Nel caso di specie il ricorrente è stato trattenuto in una cella di protezione per due periodi non consecutivi: la prima volta per dodici giorni nel gennaio 2012 e poi per cinque giorni nel febbraio 2012, la seconda volta con manette e cinture che gli trattenevano mani e caviglie.
I giudici di Strasburgo hanno evidenziato che se, da un lato, il collocamento di un detenuto agitato in una cella senza oggetti pericolosi può essere una soluzione adeguata per consentire al detenuto di calmarsi, tale scopo non può giustificare periodi prolungati di permanenza in celle speciali come, invece, avvenuto nel caso in oggetto (§ 37).

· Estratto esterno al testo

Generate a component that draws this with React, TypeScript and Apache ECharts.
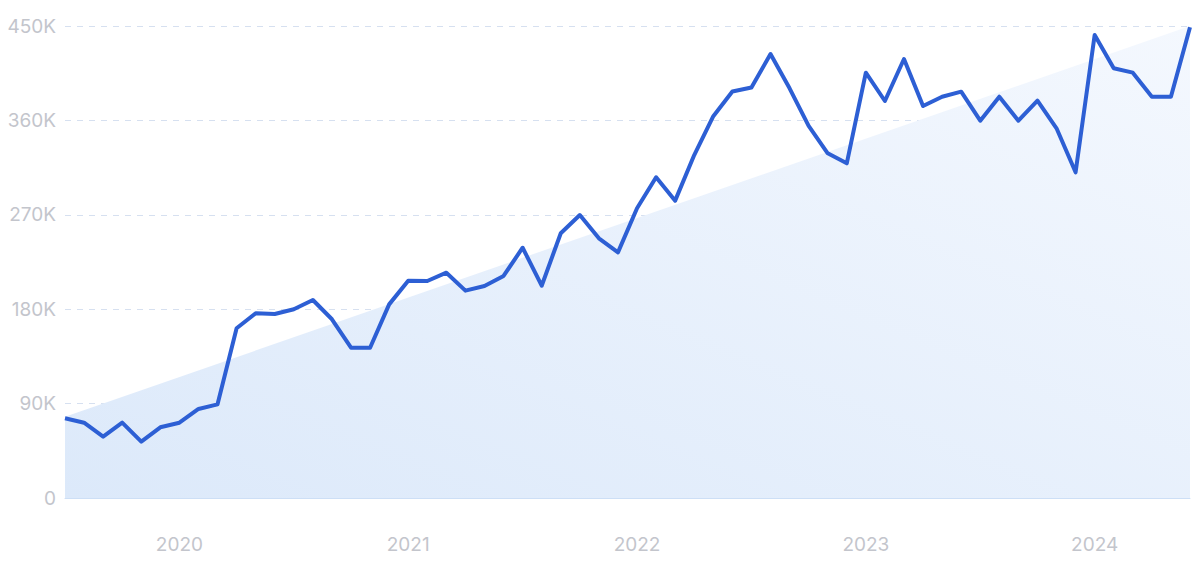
import React, { useEffect, useRef } from "react";
import * as echarts from "echarts";

const months: string[] = [
  "2019-07", "2019-08", "2019-09", "2019-10", "2019-11", "2019-12",
  "2020-01", "2020-02", "2020-03", "2020-04", "2020-05", "2020-06",
  "2020-07", "2020-08", "2020-09", "2020-10", "2020-11", "2020-12",
  "2021-01", "2021-02", "2021-03", "2021-04", "2021-05", "2021-06",
  "2021-07", "2021-08", "2021-09", "2021-10", "2021-11", "2021-12",
  "2022-01", "2022-02", "2022-03", "2022-04", "2022-05", "2022-06",
  "2022-07", "2022-08", "2022-09", "2022-10", "2022-11", "2022-12",
  "2023-01", "2023-02", "2023-03", "2023-04", "2023-05", "2023-06",
  "2023-07", "2023-08", "2023-09", "2023-10", "2023-11", "2023-12",
  "2024-01", "2024-02", "2024-03", "2024-04", "2024-05", "2024-06",
];

const searches: number[] = [
  76000, 71800, 58500, 71800, 53700, 67400,
  71800, 84900, 89300, 161800, 176100, 175400,
  179900, 188800, 170400, 143300, 143300, 184600,
  207200, 206900, 214800, 197700, 202100, 211700,
  238600, 202400, 252400, 269800, 247600, 234200,
  276200, 305800, 283500, 327000, 364000, 387500,
  391300, 423300, 390600, 354700, 328600, 319100,
  405500, 378500, 418500, 373700, 382600, 387400,
  359700, 382600, 359700, 378800, 352500, 310500,
  441400, 409700, 405500, 382600, 382600, 448800,
];

const trendStart = 77500;
const trendEnd = 450000;

const yTicks = { min: 0, max: 450000, interval: 90000 };

export default function App() {
  const ref = useRef<HTMLDivElement>(null);

  useEffect(() => {
    document.body.style.margin = "0";
    if (!ref.current) return;
    const chart = echarts.init(ref.current, null, { renderer: "svg" });
    const trendData = [
      [months[0], trendStart],
      [months[months.length - 1], trendEnd],
    ];
    chart.setOption({
      animation: false,
      backgroundColor: "#ffffff",
      grid: { left: 65, right: 10, top: 26, bottom: 65 },
      xAxis: {
        type: "category",
        data: months,
        boundaryGap: false,
        axisLine: { show: true, lineStyle: { color: "#cddff6", width: 1 } },
        axisTick: { show: false },
        splitLine: { show: false },
        axisLabel: {
          interval: (idx: number) => months[idx].endsWith("-01"),
          formatter: (v: string) => v.slice(0, 4),
          color: "#c3c5cc",
          fontSize: 19,
          fontFamily: "Inter",
          margin: 37,
        },
      },
      yAxis: {
        type: "value",
        min: yTicks.min,
        max: yTicks.max,
        interval: yTicks.interval,
        axisLine: { show: false },
        axisTick: { show: false },
        splitLine: {
          show: true,
          lineStyle: { color: "#d6e0f0", type: [6, 6], width: 1 },
        },
        axisLabel: {
          formatter: (v: number) => (v === 0 ? "0" : v / 1000 + "K"),
          color: "#c3c5cc",
          fontSize: 19,
          fontFamily: "Inter",
          margin: 9,
        },
      },
      series: [
        {
          type: "line",
          data: trendData,
          symbol: "none",
          silent: true,
          lineStyle: { width: 0 },
          areaStyle: {
            opacity: 1,
            color: new echarts.graphic.LinearGradient(0, 1, 1, 0, [
              { offset: 0, color: "#dce9fa" },
              { offset: 1, color: "#f4f8fe" },
            ]),
          },
          z: 1,
        },
        {
          type: "line",
          data: searches,
          symbol: "none",
          lineStyle: { color: "#2d5fd4", width: 4, join: "round" },
          z: 3,
        },
      ],
    });
    return () => chart.dispose();
  }, []);

  return <div ref={ref} style={{ width: 1200, height: 563 }} />;
}
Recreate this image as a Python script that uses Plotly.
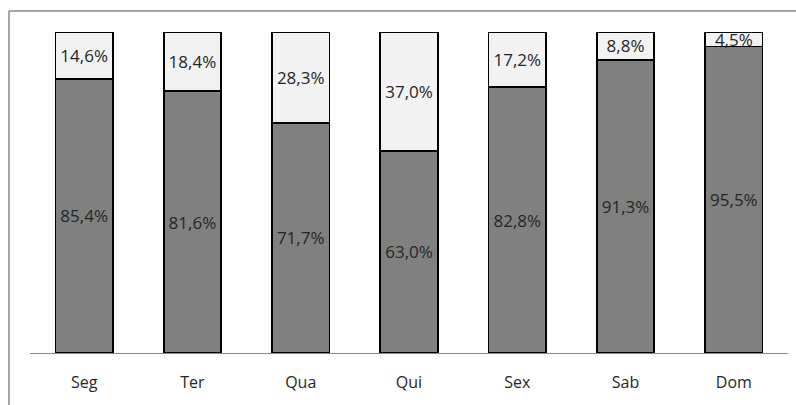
import plotly.graph_objects as go

# Dias da semana e participação percentual de cada grupo
dias = ["Seg", "Ter", "Qua", "Qui", "Sex", "Sab", "Dom"]
base = [85.4, 81.6, 71.7, 63.0, 82.8, 91.3, 95.5]
topo = [14.6, 18.4, 28.3, 37.0, 17.2, 8.8, 4.5]


def rotulo(v):
    return f"{v:.1f}%".replace(".", ",")


fonte = "Open Sans, Noto Sans, sans-serif"

fig = go.Figure()
for valores, cor in [(base, "#808080"), (topo, "#F2F2F2")]:
    fig.add_trace(go.Bar(
        x=dias,
        y=valores,
        marker=dict(color=cor, line=dict(color="#000000", width=1.8)),
        text=[rotulo(v) for v in valores],
        textposition="inside",
        insidetextanchor="middle",
        constraintext="none",
        textfont=dict(family=fonte, size=17, color="#262626"),
        width=0.53,
        showlegend=False,
        hoverinfo="skip",
    ))

fig.update_layout(
    barmode="stack",
    width=796,
    height=405,
    margin=dict(l=30, r=8, t=32, b=52),
    paper_bgcolor="white",
    plot_bgcolor="white",
    uniformtext=dict(minsize=17, mode="show"),
    xaxis=dict(
        showline=True, linecolor="#8a8a8a", linewidth=1,
        ticks="", showgrid=False,
        tickfont=dict(family=fonte, size=16, color="#262626"),
        ticklabelstandoff=15,
    ),
    yaxis=dict(range=[0, 100], visible=False, showgrid=False),
    shapes=[
        dict(type="line", xref="paper", yref="paper",
             x0=-21 / 758, x1=766 / 758, y0=1 + 21 / 321, y1=1 + 21 / 321,
             line=dict(color="#8a8a8a", width=1.5)),
        dict(type="line", xref="paper", yref="paper",
             x0=-21 / 758, x1=-21 / 758, y0=1 + 21 / 321, y1=-52 / 321,
             line=dict(color="#8a8a8a", width=1.5)),
    ],
)

fig.write_html("out.html")
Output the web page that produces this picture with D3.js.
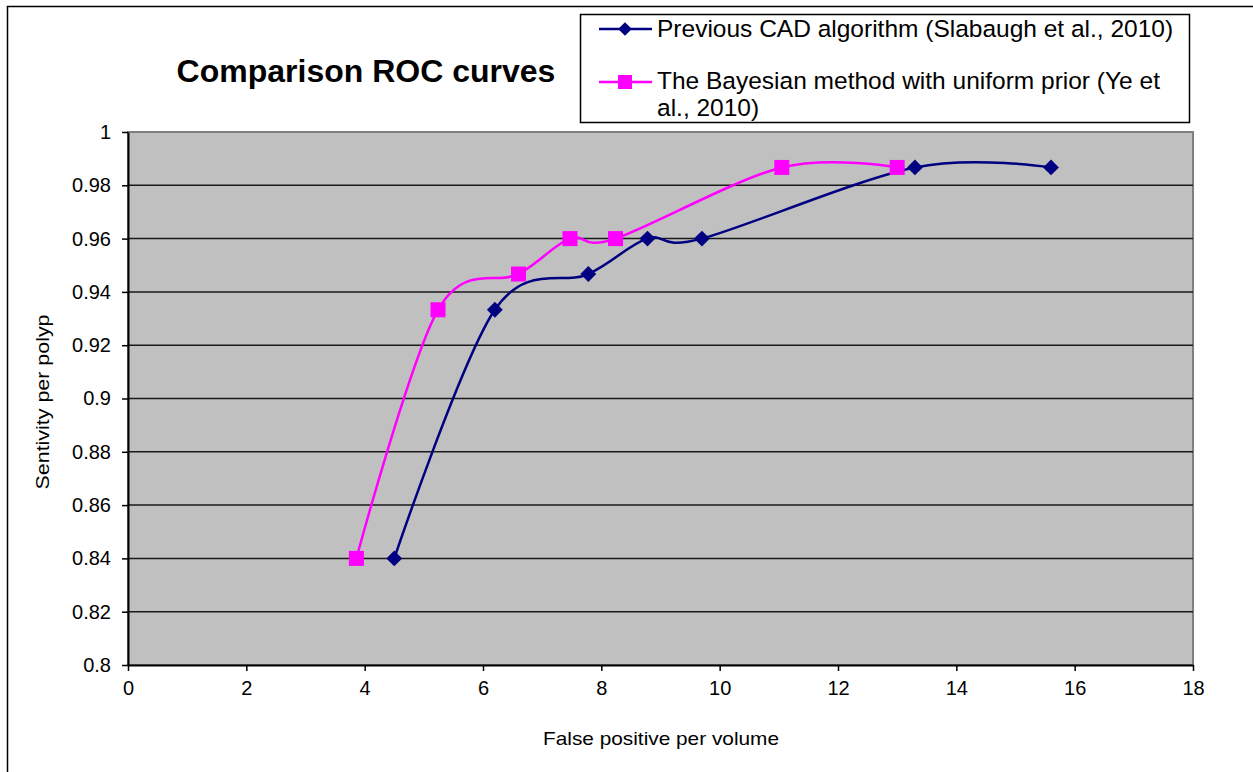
<!DOCTYPE html>
<html>
<head>
<meta charset="utf-8">
<title>Comparison ROC curves</title>
<script src="https://d3js.org/d3.v7.min.js"></script>
<style>
body { margin: 0; background: #fff; }
text { font-family: "Liberation Sans", Arial, sans-serif; fill: #000; }
</style>
</head>
<body>
<div id="chart"></div>
<script>
// data
var cadX = [4.5, 6.2, 7.78, 8.78, 9.7, 13.3, 15.6];
var cadY = [0.84, 0.9333, 0.9467, 0.96, 0.96, 0.9867, 0.9867];
var bayesX = [3.86, 5.24, 6.6, 7.47, 8.24, 11.05, 13.0];
var bayesY = [0.84, 0.9333, 0.9467, 0.96, 0.96, 0.9867, 0.9867];
var seriesNames = ["Previous CAD algorithm (Slabaugh et al., 2010)",
                   "The Bayesian method with uniform prior (Ye et al., 2010)"];
var xTicks = [0, 2, 4, 6, 8, 10, 12, 14, 16, 18];
var yTicks = [0.8, 0.82, 0.84, 0.86, 0.88, 0.9, 0.92, 0.94, 0.96, 0.98, 1];

var W = 1253, H = 772;
var plot = {left: 128, top: 132, right: 1193, bottom: 665};

var svg = d3.select("#chart").append("svg")
    .attr("width", W)
    .attr("height", H);

// outer frame
svg.append("rect")
    .attr("x", 7.5).attr("y", 6.5)
    .attr("width", 1260).attr("height", 780)
    .attr("fill", "none").attr("stroke", "#000").attr("stroke-width", 1.5);

var x = d3.scaleLinear().domain([0, 18]).range([plot.left, plot.right]);
var y = d3.scaleLinear().domain([0.8, 1]).range([plot.bottom, plot.top]);

// plot area
svg.append("rect")
    .attr("x", plot.left).attr("y", plot.top)
    .attr("width", plot.right - plot.left).attr("height", plot.bottom - plot.top)
    .attr("fill", "#c0c0c0")
    .attr("stroke", "#808080").attr("stroke-width", 2);

// horizontal grid
svg.append("g")
  .selectAll("line")
  .data(yTicks.filter(function(d) { return d > 0.8 && d < 1; }))
  .enter().append("line")
    .attr("x1", plot.left).attr("x2", plot.right)
    .attr("y1", function(d) { return y(d); })
    .attr("y2", function(d) { return y(d); })
    .attr("stroke", "#1a1a1a").attr("stroke-width", 1.5);

// axes
var xAxis = svg.append("g")
    .attr("transform", "translate(0," + plot.bottom + ")")
    .call(d3.axisBottom(x).tickValues(xTicks).tickSize(6).tickPadding(7).tickSizeOuter(0));
var yAxis = svg.append("g")
    .attr("transform", "translate(" + plot.left + ",0)")
    .call(d3.axisLeft(y).tickValues(yTicks).tickSize(6).tickPadding(11).tickSizeOuter(0)
      .tickFormat(function(d) { return d3.format("")(+d.toFixed(2)); }));

[xAxis, yAxis].forEach(function(a) {
  a.select(".domain").attr("stroke", "#000").attr("stroke-width", 2);
  a.selectAll(".tick line").attr("stroke", "#000").attr("stroke-width", 1.5);
  a.selectAll(".tick text").attr("font-size", 20).attr("fill", "#000")
    .style("font-family", "'Liberation Sans', Arial, sans-serif");
});
xAxis.selectAll(".tick text").attr("dy", "0.85em");

// title + axis titles
svg.append("text")
    .attr("x", 366).attr("y", 82)
    .attr("text-anchor", "middle")
    .attr("font-size", 32).attr("font-weight", "bold")
    .text("Comparison ROC curves");

svg.append("text")
    .attr("x", 661).attr("y", 745)
    .attr("text-anchor", "middle")
    .attr("font-size", 19)
    .attr("textLength", 236).attr("lengthAdjust", "spacingAndGlyphs")
    .text("False positive  per volume");

svg.append("text")
    .attr("transform", "translate(49,402) rotate(-90)")
    .attr("text-anchor", "middle")
    .attr("font-size", 18)
    .attr("textLength", 175).attr("lengthAdjust", "spacingAndGlyphs")
    .text("Sentivity  per polyp");

// series
var line = d3.line()
    .x(function(d) { return x(d[0]); })
    .y(function(d) { return y(d[1]); })
    .curve(d3.curveCardinal.tension(0));

var cad = cadX.map(function(v, i) { return [v, cadY[i]]; });
var bayes = bayesX.map(function(v, i) { return [v, bayesY[i]]; });

var colors = ["#000080", "#ff00ff"];
var diamond = d3.symbol().type(d3.symbolDiamond2).size(160);

svg.append("path").datum(bayes)
    .attr("d", line).attr("fill", "none")
    .attr("stroke", colors[1]).attr("stroke-width", 2.5);
svg.append("path").datum(cad)
    .attr("d", line).attr("fill", "none")
    .attr("stroke", colors[0]).attr("stroke-width", 2.5);

svg.append("g").selectAll("rect")
  .data(bayes)
  .enter().append("rect")
    .attr("x", function(d) { return x(d[0]) - 7.5; })
    .attr("y", function(d) { return y(d[1]) - 7.5; })
    .attr("width", 15).attr("height", 15)
    .attr("fill", colors[1]);

svg.append("g").selectAll("path")
  .data(cad)
  .enter().append("path")
    .attr("transform", function(d) { return "translate(" + x(d[0]) + "," + y(d[1]) + ")"; })
    .attr("d", diamond)
    .attr("fill", colors[0]);

// legend
var legend = svg.append("g");
legend.append("rect")
    .attr("x", 580.5).attr("y", 14.5)
    .attr("width", 609).attr("height", 108)
    .attr("fill", "#fff").attr("stroke", "#000").attr("stroke-width", 1.5);

legend.append("line")
    .attr("x1", 599).attr("x2", 652).attr("y1", 29).attr("y2", 29)
    .attr("stroke", colors[0]).attr("stroke-width", 2.5);
legend.append("path")
    .attr("transform", "translate(625,29)")
    .attr("d", d3.symbol().type(d3.symbolDiamond2).size(120))
    .attr("fill", colors[0]);
legend.append("text")
    .attr("x", 657).attr("y", 37)
    .attr("font-size", 24.5)
    .text(seriesNames[0]);

legend.append("line")
    .attr("x1", 599).attr("x2", 652).attr("y1", 82).attr("y2", 82)
    .attr("stroke", colors[1]).attr("stroke-width", 2.5);
legend.append("rect")
    .attr("x", 618).attr("y", 75).attr("width", 14).attr("height", 14)
    .attr("fill", colors[1]);
var t2 = legend.append("text")
    .attr("x", 657).attr("y", 89)
    .attr("font-size", 24.5);
t2.append("tspan").text("The Bayesian method with uniform prior (Ye et");
t2.append("tspan").attr("x", 657).attr("dy", 27).text("al., 2010)");
</script>
</body>
</html>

La Corte europea ha quindi osservato che se inizialmente potevano esserci validi motivi per collocare il ricorrente in una stanza appositamente protetta al fine di impedirgli di farsi del male, la sua permanenza in quella cella per periodi di tempo prolungati indica che lo scopo perseguito dalle autorità era punitivo e non può essere considerato giustificato dalle ragioni addotte dal Governo (§ 38).
Per quanto riguarda le condizioni nella cella, la Corte e.d.u. ha ricordato che privare un detenuto degli indumenti può suscitare sentimenti di paura, di angoscia e di inferiorità tali da umiliarlo e avvilirlo e che la privazione degli abiti avvenuta nel caso di specie ha ulteriormente aggravato la situazione già vulnerabile del ricorrente.
Sempre in relazione alle condizioni di detenzione, la Corte e.d.u. ha ritenuto contrario al principio di proporzionalità legare mani e caviglie del ricorrente, posto che lo stesso era stato già collocato in un spazio protetto e privo di oggetti e, dunque, in condizioni da non poter mettere in pericolo la sua incolumità (§ 40).
Sulla base di queste premesse, la Corte di Strasburgo ha sancito che la prolungata collocazione del ricorrente nella cella appositamente protetta nelle condizioni descritte per un periodo totale di 17 giorni abbia integrato un trattamento inumano e degradante e che, di conseguenza, si è profilata una violazione dell’art. 3 C.e.d.u. (§§ 41, 42).
La Corte e.d.u., nel condannare lo Stato convenuto, ha riconosciuto al ricorrente la somma di Euro 15.000 a titolo di danno morale per le sofferenze patite.